Many beginning investors have questions about buying stocks online.
They wonder how one selects an online broker to trade with and how to
find the best deals on trades. Here are some honest answers to these
and other frequently asked questions that beginning investors have
about buying stocks online. Hopefully after reading this you'll get a
better idea about how buying stocks online works.
Q: How do you begin your search for an online broker?
A: The first thing you should do is have an investment plan in place. It's essential to know and understand what your investment goals are and what steps you're willing to take to reach those goals because this knowledge will help you find more efficiently an online broker who will best meet your needs.
Q: Okay. I know what I want my investments to do, now what?
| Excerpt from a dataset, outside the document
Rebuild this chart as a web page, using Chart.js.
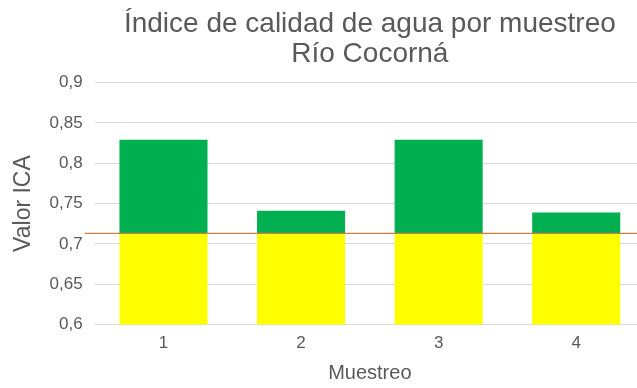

A: After you have your investment plan in place, do some research. Look for online brokers who can help you meet your investment goals by studying their products, services and reputation. An honest online broker will be completely open about what they can (and can't) do for you and they will be 100% clear about the fees they charge. Good firms will charge low fees on trades and on maintaining your account with the firm.
Many online brokers also have free stock research portals and links to personal advisors on their websites. A good online firm will provide these services for free or at a very low cost. Check them out and see if the information they present is easily accessible and usable.
When you're done with this research you should have a clear idea of the firms who can help you reach your investment goals before you actually start buying stocks.
Q: After you've chosen the firm you wish to work with, what happens next? How should I start buying stocks online?
A: When you're first starting out, start slowly with money that isn't essential to your survival. Start with the minimum amount that's allowed to open the account to get a feel for how stocks are purchased and sold on the website and how their services work. This will help you remove most of the early risk that's involved trading stocks online. Many people jump in too quickly and make mistakes because they don't know how the site works or how to properly execute trades. Once you learn how to execute trades correctly and understand the transaction fees involved, you may add more money and conduct business more quickly.
Q: Okay. Now that I know how to use the site, when can I go 100% all in?
A: Don't rush things. It's better to gradually work your way up until you get your first statement from the firm to see how you're portfolio is performing with the firm before going 100% all in. This will help you see if you're getting your money's worth from the firm's services and if your portfolio is performing as you'd like it to.